En outre, les résultats d’une étude sans précédent ont été dévoilés pour la première fois : des collisions entre des protons et des noyaux d’hélium injectés à proximité des points d’interaction ont été utilisées pour mesurer le taux de production des antiprotons, ce qui fournit des informations importantes pour la recherche de signaux provenant de la matière noire dans l’espace.

ALICE

La collaboration ALICE a présenté des résultats récents issus de grandes quantités de collisions proton-proton (p-p), plomb-plomb (Pb-Pb) et proton-plomb (p-Pb), enregistrées en 2015 et 2016. L’un des nouveaux résultats concerne l’asymétrie azimutale de la production de mésons J/psi : les résultats montrent, de façon concluante, que les quarks lourds « sentent » directement la forme et la taille de la région d’interaction des collisions noyau-noyau où se forme un milieu de plasma quarks-gluons asymétrique – composé principalement de quarks légers et de gluons.

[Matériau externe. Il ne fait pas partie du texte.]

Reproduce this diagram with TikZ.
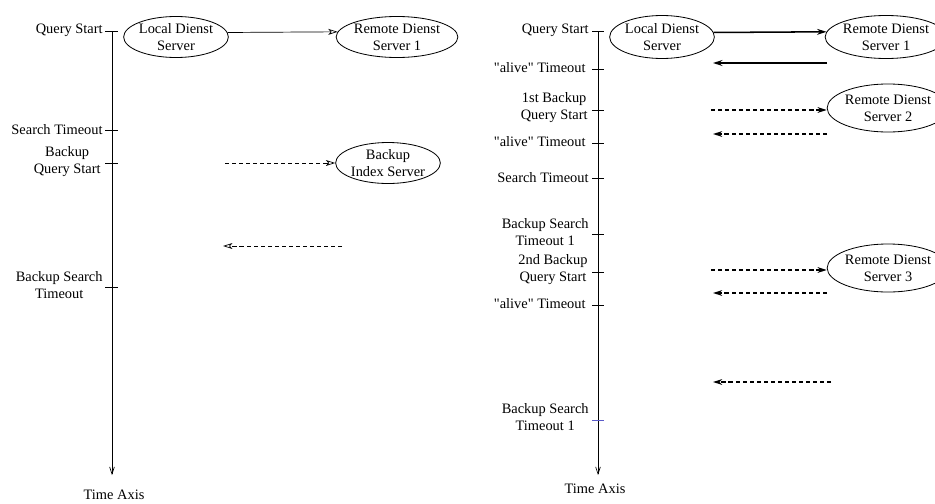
\documentclass[tikz,border=0pt]{standalone}
\usepackage{fontspec}
\setmainfont{Liberation Serif}
\usepackage{xcolor}
\usetikzlibrary{
	arrows.meta,
	shapes.geometric
}
\definecolor{tickblue}{RGB}{90,90,200}

\begin{document}
\begin{tikzpicture}[x=0.03cm, y=-0.03cm,
		every node/.style={font=\fontsize{12.3}{14.5}\selectfont},
		server/.style={draw, ellipse, inner sep=0pt, align=center, line width=0.7pt},
		evt/.style={anchor=east, align=center, inner sep=1pt},
		thinmsg/.style={line width=0.6pt, -{Stealth[open, length=8pt, width=5pt, inset=2pt]}},
		thickmsg/.style={line width=1.3pt, -{Stealth[length=8pt, width=5pt]}},
		dashmsg/.style={line width=1pt, dash pattern=on 3.5pt off 2.5pt, -{Stealth[length=8pt, width=5pt]}},
		dashmsgopen/.style={line width=1pt, dash pattern=on 3.5pt off 2.5pt, -{Stealth[open, length=8pt, width=5pt]}},
		tick/.style={line width=0.6pt}
	]
	\useasboundingbox (0, 0) rectangle (935, 503) ;

	\def\lax{112}
	\def\rax{598}
	\def\alive{\textquotedbl alive\textquotedbl{} Timeout}

	% left: time axis
	\draw[line width=0.6pt, -{Straight Barb[length=6pt, width=4pt]}] (\lax, 31) -- (\lax, 475) ;
	\draw[tick] (\lax - 7, 31) -- ++(13, 0) ;
	\draw[tick] (\lax - 7, 130) -- ++(13, 0) ;
	\draw[tick] (\lax - 7, 163) -- ++(13, 0) ;
	\draw[tick] (\lax - 7, 287) -- ++(13, 0) ;
	\node[evt] (lqs) at (\lax - 8, 30) {Query Start} ;
	\node[evt] (lst) at (\lax - 8, 130) {Search Timeout} ;
	\node[evt] (lbq) at (\lax - 10, 162) {Backup\\Query Start} ;
	\node[evt] (lbt) at (\lax - 8, 285) {Backup Search\\Timeout} ;
	\node (ltime) at (\lax + 2, 495) {Time Axis} ;

	\node[server, minimum width=2.82cm, minimum height=1.23cm] (loca) at (176, 37) {Local Dienst\\Server} ;
	\node[server, minimum width=3.36cm, minimum height=1.23cm] (remA) at (397, 37) {Remote Dienst\\Server 1} ;
	\node[server, minimum width=2.82cm, minimum height=1.23cm] (bis) at (388, 163) {Backup\\Index Server} ;

	\coordinate (lbqs) at (225, 163) ;
	\coordinate (lbrs) at (342, 246) ;
	\coordinate (lbre) at (223, 246) ;

	\draw[thinmsg] (loca.5) -- (remA.175) ;
	\draw[thinmsg, dash pattern=on 3.5pt off 2.5pt] (lbqs) -- (bis.west) ;
	\draw[thinmsg, dash pattern=on 3.5pt off 2.5pt] (lbrs) -- (lbre) ;

	% right: time axis
	\draw[line width=0.6pt, -{Straight Barb[length=6pt, width=4pt]}] (\rax, 31) -- (\rax, 475) ;
	\draw[tick] (\rax - 6, 31) -- ++(12, 0) ;
	\draw[tick] (\rax - 6, 69) -- ++(12, 0) ;
	\draw[tick] (\rax - 6, 110) -- ++(12, 0) ;
	\draw[tick] (\rax - 6, 143) -- ++(12, 0) ;
	\draw[tick] (\rax - 6, 178) -- ++(12, 0) ;
	\draw[tick] (\rax - 6, 234) -- ++(12, 0) ;
	\draw[tick] (\rax - 6, 272) -- ++(12, 0) ;
	\draw[tick] (\rax - 6, 305) -- ++(12, 0) ;
	\draw[tick, tickblue] (\rax - 6, 420) -- ++(12, 0) ;
	\node[evt] (rqs) at (\rax - 8, 30) {Query Start} ;
	\node[evt] (ra1) at (\rax - 11, 68) {\alive} ;
	\node[evt] (rb1) at (\rax - 9, 108) {1st Backup\\Query Start} ;
	\node[evt] (ra2) at (\rax - 11, 142) {\alive} ;
	\node[evt] (rst) at (\rax - 8, 178) {Search Timeout} ;
	\node[evt] (rbt1) at (\rax - 8, 232) {Backup Search\\Timeout 1} ;
	\node[evt] (rb2) at (\rax - 9, 270) {2nd Backup\\Query Start} ;
	\node[evt] (ra3) at (\rax - 11, 304) {\alive} ;
	\node[evt] (rbt2) at (\rax - 8, 417) {Backup Search\\Timeout 1} ;
	\node (rtime) at (\rax - 3, 489) {Time Axis} ;

	\node[server, minimum width=2.79cm, minimum height=1.29cm] (locb) at (662, 37) {Local Dienst\\Server} ;
	\node[server, minimum width=3.54cm, minimum height=1.29cm] (remB) at (886, 37) {Remote Dienst\\Server 1} ;
	\node[server, minimum width=3.54cm, minimum height=1.44cm] (remC) at (888, 108) {Remote Dienst\\Server 2} ;
	\node[server, minimum width=3.54cm, minimum height=1.44cm] (remD) at (888, 268) {Remote Dienst\\Server 3} ;

	\coordinate (ra1s) at (827, 63) ;
	\coordinate (ra1e) at (713, 63) ;
	\coordinate (rb1s) at (711, 110) ;
	\coordinate (ra2s) at (827, 134) ;
	\coordinate (ra2e) at (713, 134) ;
	\coordinate (rb2s) at (711, 270) ;
	\coordinate (ra3s) at (827, 293) ;
	\coordinate (ra3e) at (713, 293) ;
	\coordinate (rlast) at (831, 382) ;
	\coordinate (rlaste) at (713, 382) ;

	\draw[thickmsg] (locb.5) -- (remB.175) ;
	\draw[thickmsg] (ra1s) -- (ra1e) ;
	\draw[dashmsg] (rb1s) -- (remC.west |- rb1s) ;
	\draw[dashmsgopen] (ra2s) -- (ra2e) ;
	\draw[dashmsg] (rb2s) -- (remD.west |- rb2s) ;
	\draw[dashmsgopen] (ra3s) -- (ra3e) ;
	\draw[dashmsg] (rlast) -- (rlaste) ;
\end{tikzpicture}
\end{document}
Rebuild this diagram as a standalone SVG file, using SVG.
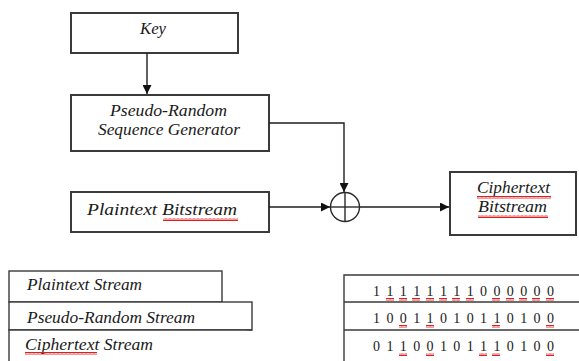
<svg xmlns="http://www.w3.org/2000/svg" width="579" height="361" viewBox="0 0 579 361">
  <style>
    .box { fill: #ffffff; stroke: #3a3a3a; stroke-width: 2; }
    .cell { fill: #ffffff; stroke: #3a3a3a; stroke-width: 1.4; }
    .lbl { font-family: "Liberation Serif", "Times New Roman", serif; font-style: italic; font-size: 16px; fill: #1a1a1a; }
    .bits { font-family: "Liberation Serif", "Times New Roman", serif; font-size: 14px; fill: #1a1a1a; }
    .wire { fill: none; stroke: #1e1e1e; stroke-width: 1.4; }
    .squig { fill: url(#wave); }
  </style>
  <defs>
    <marker id="arrow" viewBox="0 0 10 10" refX="10" refY="5" markerWidth="9" markerHeight="9" markerUnits="userSpaceOnUse" orient="auto">
      <path d="M0,0 L10,5 L0,10 z" fill="#111"/>
    </marker>
    <!-- red spell-check underline -->
    <pattern id="wave" width="4" height="3" patternUnits="userSpaceOnUse">
      <path d="M0,2.5 L1,0.5 L2,2.5 L3,0.5 L4,2.5" fill="none" stroke="#e02020" stroke-width="1"/>
    </pattern>
  </defs>

  <!-- block diagram -->
  <g id="key">
    <rect class="box" x="71" y="13" width="167" height="40"/>
    <text class="lbl" x="153" y="34" text-anchor="middle" textLength="26" lengthAdjust="spacingAndGlyphs">Key</text>
  </g>

  <g id="prsg">
    <rect class="box" x="71" y="95" width="198" height="56"/>
    <text class="lbl" x="168.5" y="116" text-anchor="middle" textLength="117" lengthAdjust="spacingAndGlyphs">Pseudo-Random</text>
    <text class="lbl" x="169" y="135" text-anchor="middle" textLength="142" lengthAdjust="spacingAndGlyphs">Sequence Generator</text>
  </g>

  <g id="plaintext">
    <rect class="box" x="71" y="192" width="198" height="40"/>
    <text class="lbl" x="87" y="215" textLength="150" lengthAdjust="spacingAndGlyphs">Plaintext Bitstream</text>
    <rect class="squig" x="163" y="218" width="75" height="3"/>
  </g>

  <g id="xor">
    <circle cx="345" cy="207" r="14.5" fill="#ffffff" stroke="#2a2a2a" stroke-width="1.4"/>
    <line x1="330.5" y1="207" x2="359.5" y2="207" stroke="#2a2a2a" stroke-width="1.4"/>
    <line x1="345" y1="192.5" x2="345" y2="221.5" stroke="#2a2a2a" stroke-width="1.4"/>
  </g>

  <g id="ciphertext">
    <rect class="box" x="450" y="172" width="126" height="63"/>
    <text class="lbl" x="513.5" y="193" text-anchor="middle" textLength="73" lengthAdjust="spacingAndGlyphs">Ciphertext</text>
    <text class="lbl" x="512.5" y="212" text-anchor="middle" textLength="69" lengthAdjust="spacingAndGlyphs">Bitstream</text>
    <rect class="squig" x="477" y="196" width="74" height="3"/>
    <rect class="squig" x="478" y="215" width="70" height="3"/>
  </g>

  <g id="connectors">
    <line class="wire" x1="147" y1="53" x2="147" y2="94" marker-end="url(#arrow)"/>
    <polyline class="wire" points="269,123 344,123 344,192" marker-end="url(#arrow)"/>
    <line class="wire" x1="269" y1="207" x2="330" y2="207" marker-end="url(#arrow)"/>
    <line class="wire" x1="360" y1="207" x2="449" y2="207" marker-end="url(#arrow)"/>
  </g>

  <!-- stream legend -->
  <g id="legend">
    <rect class="cell" x="9" y="271" width="213" height="31"/>
    <rect class="cell" x="9" y="302" width="243" height="28"/>
    <polyline class="cell" points="252,330 9,330 9,362" fill="none"/>
    <text class="lbl" x="27" y="290" textLength="115" lengthAdjust="spacingAndGlyphs">Plaintext Stream</text>
    <text class="lbl" x="27" y="323" textLength="168" lengthAdjust="spacingAndGlyphs">Pseudo-Random Stream</text>
    <text class="lbl" x="25" y="350" textLength="128" lengthAdjust="spacingAndGlyphs">Ciphertext Stream</text>
    <rect class="squig" x="25" y="352" width="72" height="3"/>
  </g>

  <!-- bit values -->
  <g id="bits">
    <polyline class="cell" points="580,275 344,275 344,362" fill="none"/>
    <line class="cell" x1="344" y1="302" x2="580" y2="302"/>
    <line class="cell" x1="344" y1="330" x2="580" y2="330"/>
    <text class="bits" x="373" y="296" textLength="181" lengthAdjust="spacing">1 1 1 1 1 1 1 1 0 0 0 0 0 0</text>
    <text class="bits" x="373" y="323" textLength="181" lengthAdjust="spacing">1 0 0 1 1 0 1 0 1 1 0 1 0 0</text>
    <text class="bits" x="373" y="351" textLength="181" lengthAdjust="spacing">0 1 1 0 0 1 0 1 1 1 0 1 0 0</text>
    <!-- row 1 underlines -->
    <rect class="squig" x="386" y="298" width="8" height="3"/>
    <rect class="squig" x="399" y="298" width="8" height="3"/>
    <rect class="squig" x="412" y="298" width="8" height="3"/>
    <rect class="squig" x="426" y="298" width="8" height="3"/>
    <rect class="squig" x="439" y="298" width="8" height="3"/>
    <rect class="squig" x="452" y="298" width="8" height="3"/>
    <rect class="squig" x="466" y="298" width="8" height="3"/>
    <rect class="squig" x="492" y="298" width="8" height="3"/>
    <rect class="squig" x="506" y="298" width="8" height="3"/>
    <rect class="squig" x="519" y="298" width="8" height="3"/>
    <rect class="squig" x="532" y="298" width="8" height="3"/>
    <rect class="squig" x="546" y="298" width="8" height="3"/>
    <!-- row 2 underlines -->
    <rect class="squig" x="399" y="325" width="8" height="3"/>
    <rect class="squig" x="426" y="325" width="8" height="3"/>
    <rect class="squig" x="492" y="325" width="8" height="3"/>
    <rect class="squig" x="546" y="325" width="8" height="3"/>
    <!-- row 3 underlines -->
    <rect class="squig" x="399" y="353" width="8" height="3"/>
    <rect class="squig" x="426" y="353" width="8" height="3"/>
    <rect class="squig" x="479" y="353" width="8" height="3"/>
    <rect class="squig" x="492" y="353" width="8" height="3"/>
    <rect class="squig" x="546" y="353" width="8" height="3"/>
  </g>
</svg>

ALICE a aussi présenté des résultats sur les distributions azimutales des pions, des kaons, des protons et des mésons phi dans les collisions Pb-Pb, grâce auxquels l’expérience a pu déterminer la pression et la densité à l’intérieur du plasma quarks-gluons. En outre, plusieurs résultats ont été présentés sur la dépendance à la multiplicité de la production de particules ; ils montrent que certains des effets attribués à la formation du plasma quarks-gluons dans les collisions Pb-Pb sont également observés dans les collisions p-p de haute multiplicité. Il s’agit là d’un indice prometteur selon lequel le plasma quarks-gluons pourrait même, occasionnellement, être produit lors de collisions de protons.